WHAT YOU HAVE TO DO:
Emit a verbatim copy of the lines below from the line with "Generate a Python" through the line with "y_ticks = [0.0, 0.5, 1.0, 1.5, 2.0, 2.5, 3.0, 3.5]", excluding pictures and everything outside that range.

Records with drawing code
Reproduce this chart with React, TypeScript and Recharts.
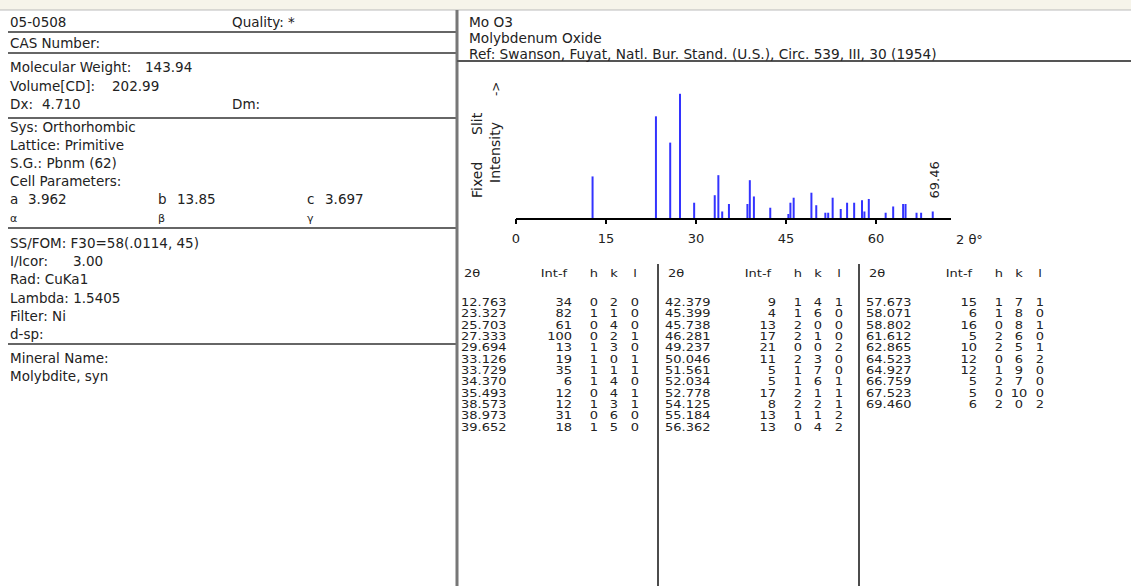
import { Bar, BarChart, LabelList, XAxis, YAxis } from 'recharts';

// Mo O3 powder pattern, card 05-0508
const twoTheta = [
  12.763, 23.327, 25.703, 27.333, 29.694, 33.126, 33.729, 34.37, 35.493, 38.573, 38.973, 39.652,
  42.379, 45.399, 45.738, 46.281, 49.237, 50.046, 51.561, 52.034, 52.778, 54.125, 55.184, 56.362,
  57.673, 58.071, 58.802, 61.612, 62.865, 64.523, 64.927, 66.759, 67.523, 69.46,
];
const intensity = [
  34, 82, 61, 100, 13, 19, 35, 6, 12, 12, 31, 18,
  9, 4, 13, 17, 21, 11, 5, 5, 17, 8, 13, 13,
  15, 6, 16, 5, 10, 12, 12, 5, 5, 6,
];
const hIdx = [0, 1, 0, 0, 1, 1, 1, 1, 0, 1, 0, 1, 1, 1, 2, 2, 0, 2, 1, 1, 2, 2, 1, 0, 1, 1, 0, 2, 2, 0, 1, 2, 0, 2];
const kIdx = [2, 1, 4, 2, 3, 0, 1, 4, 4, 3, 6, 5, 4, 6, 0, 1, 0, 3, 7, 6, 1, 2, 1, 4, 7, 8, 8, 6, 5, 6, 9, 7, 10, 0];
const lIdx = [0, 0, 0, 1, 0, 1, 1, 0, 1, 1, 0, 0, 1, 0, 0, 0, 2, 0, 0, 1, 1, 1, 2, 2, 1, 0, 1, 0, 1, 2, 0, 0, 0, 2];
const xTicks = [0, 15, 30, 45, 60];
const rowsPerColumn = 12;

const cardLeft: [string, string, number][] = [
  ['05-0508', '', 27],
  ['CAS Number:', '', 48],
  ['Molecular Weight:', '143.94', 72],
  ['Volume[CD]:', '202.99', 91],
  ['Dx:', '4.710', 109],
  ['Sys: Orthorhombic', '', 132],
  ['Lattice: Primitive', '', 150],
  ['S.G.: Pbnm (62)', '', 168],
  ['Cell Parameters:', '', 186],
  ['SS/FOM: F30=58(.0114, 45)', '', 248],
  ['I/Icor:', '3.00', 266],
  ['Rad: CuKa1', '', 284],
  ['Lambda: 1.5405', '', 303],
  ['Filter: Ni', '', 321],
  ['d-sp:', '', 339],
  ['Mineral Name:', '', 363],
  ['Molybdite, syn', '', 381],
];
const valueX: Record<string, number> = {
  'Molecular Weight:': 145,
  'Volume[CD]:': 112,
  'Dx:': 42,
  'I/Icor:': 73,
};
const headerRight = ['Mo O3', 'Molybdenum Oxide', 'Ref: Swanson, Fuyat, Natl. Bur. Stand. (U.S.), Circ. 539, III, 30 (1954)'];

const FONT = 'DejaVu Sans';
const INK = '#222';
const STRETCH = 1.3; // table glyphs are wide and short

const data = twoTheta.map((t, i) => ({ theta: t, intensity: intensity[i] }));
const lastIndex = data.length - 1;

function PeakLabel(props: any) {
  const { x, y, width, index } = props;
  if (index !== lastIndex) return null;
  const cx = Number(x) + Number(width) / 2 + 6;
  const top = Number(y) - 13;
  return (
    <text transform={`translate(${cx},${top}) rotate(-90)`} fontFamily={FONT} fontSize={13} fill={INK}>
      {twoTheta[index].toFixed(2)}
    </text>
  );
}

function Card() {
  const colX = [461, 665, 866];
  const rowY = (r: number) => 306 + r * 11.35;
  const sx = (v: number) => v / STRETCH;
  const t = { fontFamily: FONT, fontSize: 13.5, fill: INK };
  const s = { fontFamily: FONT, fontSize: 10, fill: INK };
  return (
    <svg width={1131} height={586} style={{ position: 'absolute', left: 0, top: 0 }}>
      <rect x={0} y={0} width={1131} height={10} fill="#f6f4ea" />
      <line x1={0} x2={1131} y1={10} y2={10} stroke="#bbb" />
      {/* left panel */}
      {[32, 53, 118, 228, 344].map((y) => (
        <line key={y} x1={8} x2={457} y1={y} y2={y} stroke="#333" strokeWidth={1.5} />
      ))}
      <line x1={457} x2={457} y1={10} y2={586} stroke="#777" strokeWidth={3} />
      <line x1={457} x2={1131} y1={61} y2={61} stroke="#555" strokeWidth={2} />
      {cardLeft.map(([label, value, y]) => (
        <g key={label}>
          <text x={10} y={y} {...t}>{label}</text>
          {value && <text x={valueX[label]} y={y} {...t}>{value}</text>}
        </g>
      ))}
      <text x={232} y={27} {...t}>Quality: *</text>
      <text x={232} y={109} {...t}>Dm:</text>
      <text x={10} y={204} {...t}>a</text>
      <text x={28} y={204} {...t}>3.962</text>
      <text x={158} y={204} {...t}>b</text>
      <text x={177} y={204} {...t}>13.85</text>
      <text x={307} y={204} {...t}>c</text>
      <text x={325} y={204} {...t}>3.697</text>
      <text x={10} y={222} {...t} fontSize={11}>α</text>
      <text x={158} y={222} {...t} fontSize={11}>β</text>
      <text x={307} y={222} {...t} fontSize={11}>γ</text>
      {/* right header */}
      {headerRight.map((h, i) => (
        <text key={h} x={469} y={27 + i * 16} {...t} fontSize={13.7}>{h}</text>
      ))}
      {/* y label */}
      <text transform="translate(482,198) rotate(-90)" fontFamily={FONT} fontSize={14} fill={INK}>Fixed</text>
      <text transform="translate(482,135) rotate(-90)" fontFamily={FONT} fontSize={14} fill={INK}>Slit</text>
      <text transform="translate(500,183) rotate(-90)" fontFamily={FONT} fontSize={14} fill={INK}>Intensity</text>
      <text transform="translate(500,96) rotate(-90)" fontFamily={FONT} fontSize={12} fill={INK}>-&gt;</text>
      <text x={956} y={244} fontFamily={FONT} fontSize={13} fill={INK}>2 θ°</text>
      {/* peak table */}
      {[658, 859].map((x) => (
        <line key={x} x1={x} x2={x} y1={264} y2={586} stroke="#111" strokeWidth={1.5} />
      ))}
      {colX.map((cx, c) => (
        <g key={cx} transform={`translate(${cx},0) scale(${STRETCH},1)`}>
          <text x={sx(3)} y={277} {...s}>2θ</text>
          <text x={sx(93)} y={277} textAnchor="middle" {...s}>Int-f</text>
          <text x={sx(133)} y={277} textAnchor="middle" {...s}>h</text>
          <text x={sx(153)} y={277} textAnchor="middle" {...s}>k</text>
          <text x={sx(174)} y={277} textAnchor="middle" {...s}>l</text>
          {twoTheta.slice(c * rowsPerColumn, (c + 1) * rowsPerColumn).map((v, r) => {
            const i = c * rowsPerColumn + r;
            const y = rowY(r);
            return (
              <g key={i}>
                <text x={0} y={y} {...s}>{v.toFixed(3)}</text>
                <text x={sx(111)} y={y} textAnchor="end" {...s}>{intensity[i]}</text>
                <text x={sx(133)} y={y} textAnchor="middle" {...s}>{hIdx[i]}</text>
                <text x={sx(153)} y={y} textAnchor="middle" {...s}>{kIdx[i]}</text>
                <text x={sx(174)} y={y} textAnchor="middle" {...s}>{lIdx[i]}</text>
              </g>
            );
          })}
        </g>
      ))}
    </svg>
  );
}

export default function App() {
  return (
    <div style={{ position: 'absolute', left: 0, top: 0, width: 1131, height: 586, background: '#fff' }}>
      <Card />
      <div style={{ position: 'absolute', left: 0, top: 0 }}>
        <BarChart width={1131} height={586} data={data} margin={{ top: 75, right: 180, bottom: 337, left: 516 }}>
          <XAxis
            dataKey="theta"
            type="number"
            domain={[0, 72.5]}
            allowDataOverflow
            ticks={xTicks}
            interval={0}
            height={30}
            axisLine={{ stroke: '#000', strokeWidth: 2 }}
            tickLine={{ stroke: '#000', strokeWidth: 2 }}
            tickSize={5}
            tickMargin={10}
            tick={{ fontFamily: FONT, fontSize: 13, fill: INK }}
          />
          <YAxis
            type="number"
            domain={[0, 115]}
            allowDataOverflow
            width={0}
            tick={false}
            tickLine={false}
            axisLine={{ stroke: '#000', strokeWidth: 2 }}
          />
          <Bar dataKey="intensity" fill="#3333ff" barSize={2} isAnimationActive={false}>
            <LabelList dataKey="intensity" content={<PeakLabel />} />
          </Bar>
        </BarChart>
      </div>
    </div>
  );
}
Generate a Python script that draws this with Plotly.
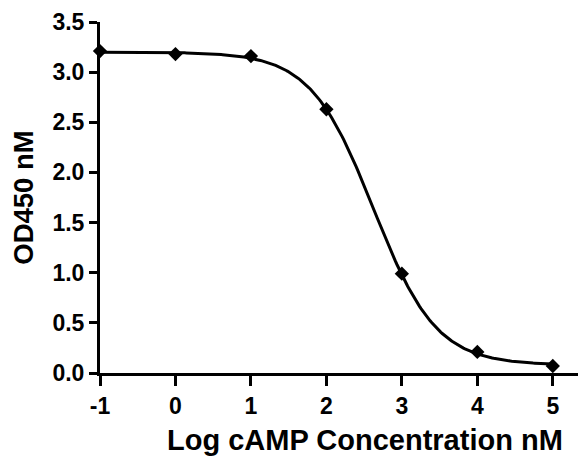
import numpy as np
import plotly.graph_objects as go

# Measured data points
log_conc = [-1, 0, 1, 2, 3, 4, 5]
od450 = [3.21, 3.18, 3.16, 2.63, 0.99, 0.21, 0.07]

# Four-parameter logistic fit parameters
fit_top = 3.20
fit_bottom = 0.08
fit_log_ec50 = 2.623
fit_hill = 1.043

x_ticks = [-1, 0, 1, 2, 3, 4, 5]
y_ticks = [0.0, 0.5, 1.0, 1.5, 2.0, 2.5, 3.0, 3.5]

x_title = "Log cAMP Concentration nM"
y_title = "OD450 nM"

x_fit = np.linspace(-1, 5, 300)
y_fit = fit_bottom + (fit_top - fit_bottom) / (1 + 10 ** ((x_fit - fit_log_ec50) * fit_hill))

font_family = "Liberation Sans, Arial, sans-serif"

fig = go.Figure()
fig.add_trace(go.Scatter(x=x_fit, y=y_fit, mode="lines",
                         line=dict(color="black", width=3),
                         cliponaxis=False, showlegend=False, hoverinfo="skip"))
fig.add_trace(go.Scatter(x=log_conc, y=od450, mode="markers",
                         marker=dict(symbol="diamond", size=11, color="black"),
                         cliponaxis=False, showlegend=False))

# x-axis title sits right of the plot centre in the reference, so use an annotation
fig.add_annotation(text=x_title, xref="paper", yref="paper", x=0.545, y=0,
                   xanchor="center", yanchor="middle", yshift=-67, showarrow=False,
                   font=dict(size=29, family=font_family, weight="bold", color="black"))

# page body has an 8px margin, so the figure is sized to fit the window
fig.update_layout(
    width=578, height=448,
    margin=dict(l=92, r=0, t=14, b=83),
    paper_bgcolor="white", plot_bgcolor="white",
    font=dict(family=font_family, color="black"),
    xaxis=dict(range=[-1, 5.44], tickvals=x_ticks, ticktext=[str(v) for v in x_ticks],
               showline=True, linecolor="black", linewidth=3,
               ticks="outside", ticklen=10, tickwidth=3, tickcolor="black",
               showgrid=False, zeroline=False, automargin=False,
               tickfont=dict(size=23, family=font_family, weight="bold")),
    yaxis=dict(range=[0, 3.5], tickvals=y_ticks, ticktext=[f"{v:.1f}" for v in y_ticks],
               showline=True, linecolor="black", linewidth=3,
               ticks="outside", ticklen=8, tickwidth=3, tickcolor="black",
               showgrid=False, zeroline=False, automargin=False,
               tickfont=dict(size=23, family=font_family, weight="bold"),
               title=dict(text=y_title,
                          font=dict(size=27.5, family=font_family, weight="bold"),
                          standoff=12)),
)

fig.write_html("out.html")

WRITTEN ANSWER:
Generate a Python script that draws this with Plotly.
import numpy as np
import plotly.graph_objects as go

# Measured data points
log_conc = [-1, 0, 1, 2, 3, 4, 5]
od450 = [3.21, 3.18, 3.16, 2.63, 0.99, 0.21, 0.07]

# Four-parameter logistic fit parameters
fit_top = 3.20
fit_bottom = 0.08
fit_log_ec50 = 2.623
fit_hill = 1.043

x_ticks = [-1, 0, 1, 2, 3, 4, 5]
y_ticks = [0.0, 0.5, 1.0, 1.5, 2.0, 2.5, 3.0, 3.5]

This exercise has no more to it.